En l'état de ces éléments, dont il ne ressort pas que les quelques défauts constatés affectant l'installation des panneaux photovoltaïques sont en lien avec de quelconques désordres décennaux, le jugement entrepris est infirmé en ce qu'il a retenu la responsabilité de la société IC Nergie sur le fondement des dispositions de l'article 1792 du code civil et l'a condamnée, in solidum avec son assureur, la société Generali Iard, à payer à M. [J] une indemnité d'un montant de 120 750 euros au titre de la perte de production électrique pendant la durée des travaux à réaliser, M. [J] et la société Soleil de Dordogne étant en conséquence déboutés de toutes leurs demandes à l'encontre de la société IC Nergie et de la société Generali Iard, sans qu'il soit besoin en conséquence d'examiner les recours de celles-ci à l'encontre de la société ICB et de son assureur, la société SMABTP.

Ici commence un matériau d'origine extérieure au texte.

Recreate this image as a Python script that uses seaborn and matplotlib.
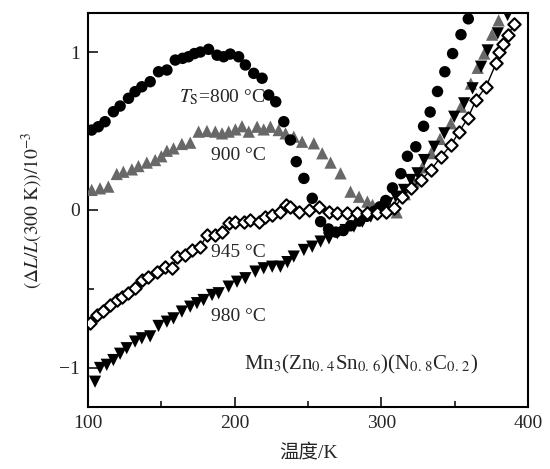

II - Sur les désordres indemnisables par la société Goudy:

La société Goudy, en sa qualité de maître d'oeuvre des travaux d'édification d'un hangar agricole à vocation de stockage ne conteste pas avoir engagé sa responsabilité décennale, ne contestant que le montant des travaux de reprise mis à sa charge, estimant ne devoir aucune somme au titre de la pose et dépose et de la fourniture des l'installation de panneaux photovoltaïques, ni au titre d'une perte de loyers, demandant en conséquence à la cour de débouter M. [J] de son appel incident aux fins d'indemnisation supplémentaire.

M. [J] demande la confirmation de la décision entreprise mais forme appel incident en ce qu'il a été débouté de ses demandes indemnitaires au titre des travaux de bouchage et de recreusement du fossé, au titre de la perte de loyer jusqu'à la réception des travaux de reprise, et au titre d'une perte de chiffre d'affaires résultant du temps considérable consacré aux travaux d'expertise amiable et judiciaire.

a) Sur le montant des travaux de reprises indemnisables :

Le montant des travaux de reprise affectant le bâtiment agricole tels que chiffrés par l'expert à la somme de 473 524,80 euros HT n'est nullement contesté.

La contestation porte en réalité sur la somme supplémentaire de 98 119,50 euros HT allouée par le tribunal et correspondant aux travaux de reprise que l'expert avait imputés à M. [J] et que le tribunal a ajoutée à la condamnation du maître d'oeuvre, ce après avoir écarté toute immixtion fautive du maître de l'ouvrage dans les travaux objets des désordres, cette somme correspondant au coût du traitement des remontées capillaires par le dallage et des travaux de gestion des eaux pluviales réalisés par M. [J].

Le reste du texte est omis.